Though still trailing above Rs1200, average cement price across Pakistan in the last recorded week (of Jan 19) has slid by Rs28 per bag compared to five weeks ago when it hit the peak at Rs1244. Prices have more or less been climbing since 2020—at the time, the price of a cement bag cost roughly between Rs560 and Rs580; half of what it is today. A steep ascent was seen during 2022 which continued well into 2023 and most recently 2024. In the past two weeks though, prices look like they are loosening up. Is this a significant enough decline to cause worry amongst cement players?
Let’s be real, this could be bad news—cement companies have been making solid profits off of really strong pricing power in the domestic market where demand has remained rather lethargic. Last year, despite a 16 percent reduction in total offtake, cement companies saw revenue improve 20 percent and before-tax earnings grow 9 percent. This was enabled by keeping prices up—revenue per ton sold for cement companies combined was up 42 percent in FY23. In the first quarter of the fiscal year—1QFY24—profitability remained intact and thriving. Earnings catapulted by 45 percent cumulatively which is impressive considering how “bad” the economy has been doing.

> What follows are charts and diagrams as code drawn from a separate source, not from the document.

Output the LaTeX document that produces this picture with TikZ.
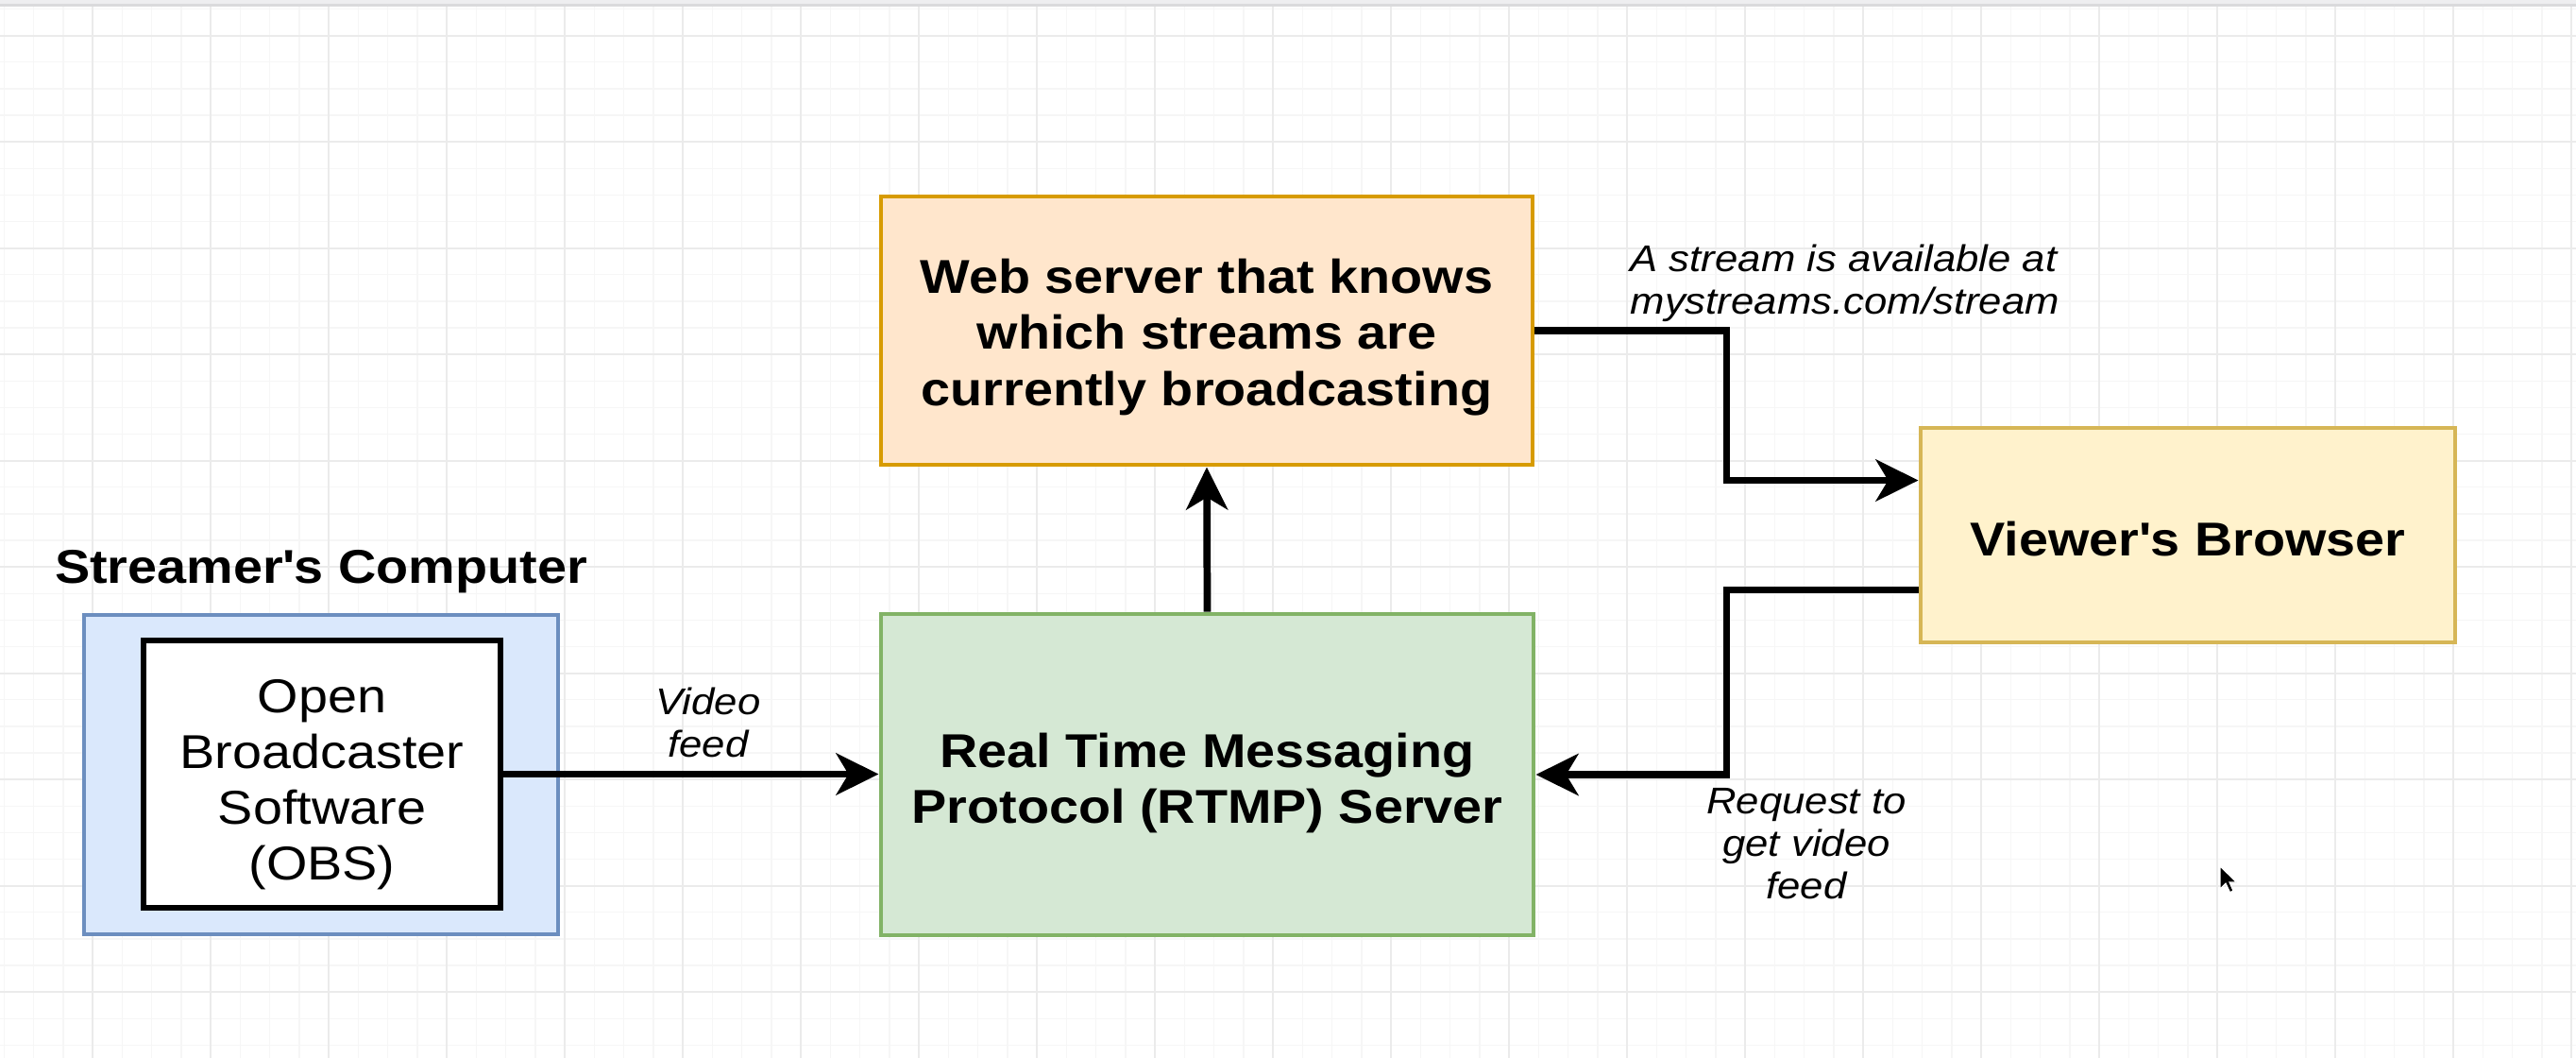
\documentclass[tikz,border=0pt]{standalone}
\usepackage{fontspec}
\setmainfont{Liberation Sans}[FakeStretch=1.11]
\usepackage{tikz}
\usetikzlibrary{
  arrows.meta,
  positioning,
  calc,
}
\definecolor{compblue}{HTML}{6C8EBF}
\definecolor{compbluebg}{HTML}{DAE8FC}
\definecolor{weborange}{HTML}{D79B00}
\definecolor{weborangebg}{HTML}{FFE6CC}
\definecolor{rtmpgreen}{HTML}{82B366}
\definecolor{rtmpgreenbg}{HTML}{D5E8D4}
\definecolor{viewyellow}{HTML}{D6B656}
\definecolor{viewyellowbg}{HTML}{FFF2CC}
\definecolor{gridminor}{HTML}{F6F6F6}
\definecolor{gridmajor}{HTML}{EBEBEB}
\definecolor{barbg}{HTML}{EEEEF0}
\definecolor{barline}{HTML}{DADADC}

\newcommand{\boxtext}{\fontsize{14.3}{16.8}\selectfont}
\newcommand{\edgetext}{\fontsize{11.2}{12.8}\selectfont\itshape}
\newcommand{\dropstrut}[1]{\rule{0pt}{#1}}

\tikzset{
  box/.style={draw, rectangle, align=center, inner sep=0pt, font=\boxtext},
  flow/.style={line width=2.2pt, -{Stealth[length=4.5mm, width=4.4mm, inset=1.3mm]}},
  edgelabel/.style={align=center, inner sep=0pt, font=\edgetext},
}

\begin{document}
\begin{tikzpicture}
  \useasboundingbox (0,0) rectangle (27.28,-11.19);
  \fill[white] (0,0) rectangle (27.28,-11.19);
  \begin{scope}
    \clip (0,-0.06) rectangle (27.28,-11.19);
    \draw[gridminor, line width=0.35pt, shift={(0.0455,-0.0958)}, xstep=0.3125, ystep=0.28125] (-1,-12) grid (29,1);
    \draw[gridmajor, line width=0.5pt, shift={(0.983,-0.377)}, xstep=1.25, ystep=1.125] (-2,-12) grid (28,1);
  \end{scope}
  \fill[barbg] (0,0) rectangle (27.28,-0.05);
  \draw[barline, line width=0.8pt] (0,-0.055) -- (27.28,-0.055);

  \node[box, draw=compblue, fill=compbluebg, line width=1.4pt, minimum width=5.02cm, minimum height=3.38cm] (obsbox) at (3.40,-8.20) {};
  \node[inner sep=0pt, font=\boxtext\bfseries, above=0.2cm of obsbox] (obstitle) {Streamer\textquotesingle s Computer};
  \node[box, fill=white, line width=1.8pt, minimum width=3.78cm, minimum height=2.83cm] (obs) at (3.41,-8.195) {\dropstrut{16.3pt}Open\\Broadcaster\\Software\\(OBS)};
  \node[box, draw=rtmpgreen, fill=rtmpgreenbg, line width=1.4pt, minimum width=6.91cm, minimum height=3.40cm, font=\boxtext\bfseries] (rtmp) at (12.785,-8.20) {\dropstrut{15.4pt}Real Time Messaging\\Protocol (RTMP) Server};
  \node[box, draw=weborange, fill=weborangebg, line width=1.4pt, minimum width=6.90cm, minimum height=2.84cm, font=\boxtext\bfseries] (web) at (12.78,-3.50) {\dropstrut{14.4pt}Web server that knows\\which streams are\\currently broadcasting};
  \node[box, draw=viewyellow, fill=viewyellowbg, line width=1.4pt, minimum width=5.66cm, minimum height=2.27cm, font=\boxtext\bfseries] (viewer) at (23.17,-5.665) {\dropstrut{12.4pt}Viewer\textquotesingle s Browser};

  \coordinate (bend) at ($(web.east)!0.5!(viewer.west)$);
  \coordinate (viewin) at ($(viewer.north west)!0.25!(viewer.south west)$);
  \coordinate (viewout) at ($(viewer.north west)!0.75!(viewer.south west)$);
  \draw[flow] (obs.east) -- (obs.east -| rtmp.west);
  \draw[flow] (rtmp.north) -- (web.south);
  \draw[flow] (web.east) -- (web.east -| bend) |- (viewin);
  \draw[flow] (viewout) -- (viewout -| bend) |- (rtmp.east);

  \node[edgelabel, anchor=north] (feedlbl) at (7.50,-7.27) {Video\\feed};
  \node[edgelabel, anchor=north west, align=left] (availlbl) at (17.26,-2.58) {A stream is available at\\mystreams.com/stream};
  \node[edgelabel, anchor=north] (requestlbl) at (19.13,-8.34) {Request to\\get video\\feed};

  \filldraw[black, draw=white, line width=0.3pt] (23.51,-9.17) -- ++(0,-0.24) -- ++(0.06,0.06) -- ++(0.045,-0.095) -- ++(0.035,0.015) -- ++(-0.04,0.09) -- ++(0.075,0) -- cycle;
\end{tikzpicture}
\end{document}
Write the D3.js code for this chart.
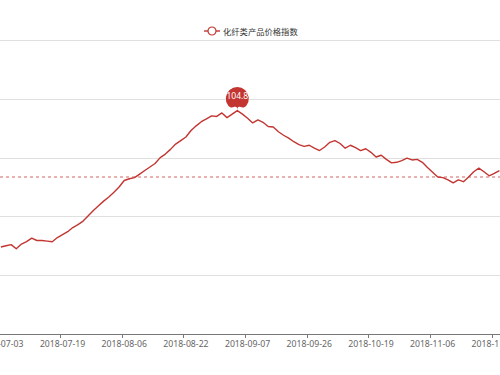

On the demand side, while domestic markets continued to yawn, exports took off growing in triple-digits. Still not at their peak—in neither metric tons, nor sales mix—this demand improvement helped. However, because companies have been expanding capacities over the past few years, capacity utilization slid to 57 percent in 1QFY24 and stood at 58 percent in 2QFY24. Only a very powerful force of nature could turn around fortunes on the demand and capacity utilization side as most demand dampeners are up—cost of construction is prohibitively high causing project delays, cost overruns and slowdown in new project announcements while public development spending is down.
If prices do soften, the rest of the fiscal year will prove rather destabilizing for cement manufacturers who have managed to stay afloat amid an economy that hit quite the virtual iceberg a while ago.